Each line from the beginning of the data below through the line containing "return 1 - (p - 40) / PH" should be repeated exactly, please.

— start of STORED DATA —

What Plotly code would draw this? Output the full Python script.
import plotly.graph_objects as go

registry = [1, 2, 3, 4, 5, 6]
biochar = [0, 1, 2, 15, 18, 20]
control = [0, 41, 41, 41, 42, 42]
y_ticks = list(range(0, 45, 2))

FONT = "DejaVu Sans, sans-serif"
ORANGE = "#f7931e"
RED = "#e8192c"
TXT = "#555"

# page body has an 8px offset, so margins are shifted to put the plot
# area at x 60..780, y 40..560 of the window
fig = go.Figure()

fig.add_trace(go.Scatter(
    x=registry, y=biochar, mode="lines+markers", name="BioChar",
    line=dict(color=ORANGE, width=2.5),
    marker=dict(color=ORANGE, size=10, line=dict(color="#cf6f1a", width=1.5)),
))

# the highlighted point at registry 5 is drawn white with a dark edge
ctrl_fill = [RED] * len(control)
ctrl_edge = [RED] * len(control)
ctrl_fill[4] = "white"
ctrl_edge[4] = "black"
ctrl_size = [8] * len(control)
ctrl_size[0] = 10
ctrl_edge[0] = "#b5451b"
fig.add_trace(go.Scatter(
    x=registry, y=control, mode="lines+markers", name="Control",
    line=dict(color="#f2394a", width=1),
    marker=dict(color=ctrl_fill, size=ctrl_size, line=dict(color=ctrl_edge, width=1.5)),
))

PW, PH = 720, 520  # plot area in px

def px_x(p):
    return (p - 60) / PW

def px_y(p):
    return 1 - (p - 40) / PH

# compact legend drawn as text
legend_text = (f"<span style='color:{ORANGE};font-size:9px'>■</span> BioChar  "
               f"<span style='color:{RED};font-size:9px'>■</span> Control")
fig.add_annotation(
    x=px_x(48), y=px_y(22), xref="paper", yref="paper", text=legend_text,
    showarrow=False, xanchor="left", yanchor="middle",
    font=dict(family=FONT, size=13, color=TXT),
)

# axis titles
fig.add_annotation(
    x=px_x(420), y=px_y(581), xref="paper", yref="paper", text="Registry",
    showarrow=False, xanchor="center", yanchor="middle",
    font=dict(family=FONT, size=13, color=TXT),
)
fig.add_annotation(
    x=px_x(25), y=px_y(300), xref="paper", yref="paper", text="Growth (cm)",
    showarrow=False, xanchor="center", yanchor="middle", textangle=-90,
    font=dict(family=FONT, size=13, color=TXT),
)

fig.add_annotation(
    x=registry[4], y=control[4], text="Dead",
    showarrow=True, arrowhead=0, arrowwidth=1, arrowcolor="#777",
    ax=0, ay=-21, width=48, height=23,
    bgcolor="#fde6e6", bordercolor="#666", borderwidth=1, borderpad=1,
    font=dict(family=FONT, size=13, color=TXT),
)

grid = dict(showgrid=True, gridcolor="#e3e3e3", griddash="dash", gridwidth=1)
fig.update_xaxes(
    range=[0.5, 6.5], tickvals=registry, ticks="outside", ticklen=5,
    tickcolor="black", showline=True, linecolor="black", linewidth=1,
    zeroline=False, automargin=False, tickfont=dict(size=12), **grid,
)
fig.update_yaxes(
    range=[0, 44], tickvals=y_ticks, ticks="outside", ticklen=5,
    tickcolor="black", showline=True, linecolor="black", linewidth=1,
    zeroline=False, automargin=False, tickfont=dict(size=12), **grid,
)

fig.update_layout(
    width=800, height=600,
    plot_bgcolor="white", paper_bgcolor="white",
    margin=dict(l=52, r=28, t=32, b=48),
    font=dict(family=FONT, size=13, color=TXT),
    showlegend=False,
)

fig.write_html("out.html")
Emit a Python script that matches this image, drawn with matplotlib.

— end of STORED DATA —

THE RESPONSE
What Plotly code would draw this? Output the full Python script.
import plotly.graph_objects as go

registry = [1, 2, 3, 4, 5, 6]
biochar = [0, 1, 2, 15, 18, 20]
control = [0, 41, 41, 41, 42, 42]
y_ticks = list(range(0, 45, 2))

FONT = "DejaVu Sans, sans-serif"
ORANGE = "#f7931e"
RED = "#e8192c"
TXT = "#555"

# page body has an 8px offset, so margins are shifted to put the plot
# area at x 60..780, y 40..560 of the window
fig = go.Figure()

fig.add_trace(go.Scatter(
    x=registry, y=biochar, mode="lines+markers", name="BioChar",
    line=dict(color=ORANGE, width=2.5),
    marker=dict(color=ORANGE, size=10, line=dict(color="#cf6f1a", width=1.5)),
))

# the highlighted point at registry 5 is drawn white with a dark edge
ctrl_fill = [RED] * len(control)
ctrl_edge = [RED] * len(control)
ctrl_fill[4] = "white"
ctrl_edge[4] = "black"
ctrl_size = [8] * len(control)
ctrl_size[0] = 10
ctrl_edge[0] = "#b5451b"
fig.add_trace(go.Scatter(
    x=registry, y=control, mode="lines+markers", name="Control",
    line=dict(color="#f2394a", width=1),
    marker=dict(color=ctrl_fill, size=ctrl_size, line=dict(color=ctrl_edge, width=1.5)),
))

PW, PH = 720, 520  # plot area in px

def px_x(p):
    return (p - 60) / PW

def px_y(p):
    return 1 - (p - 40) / PH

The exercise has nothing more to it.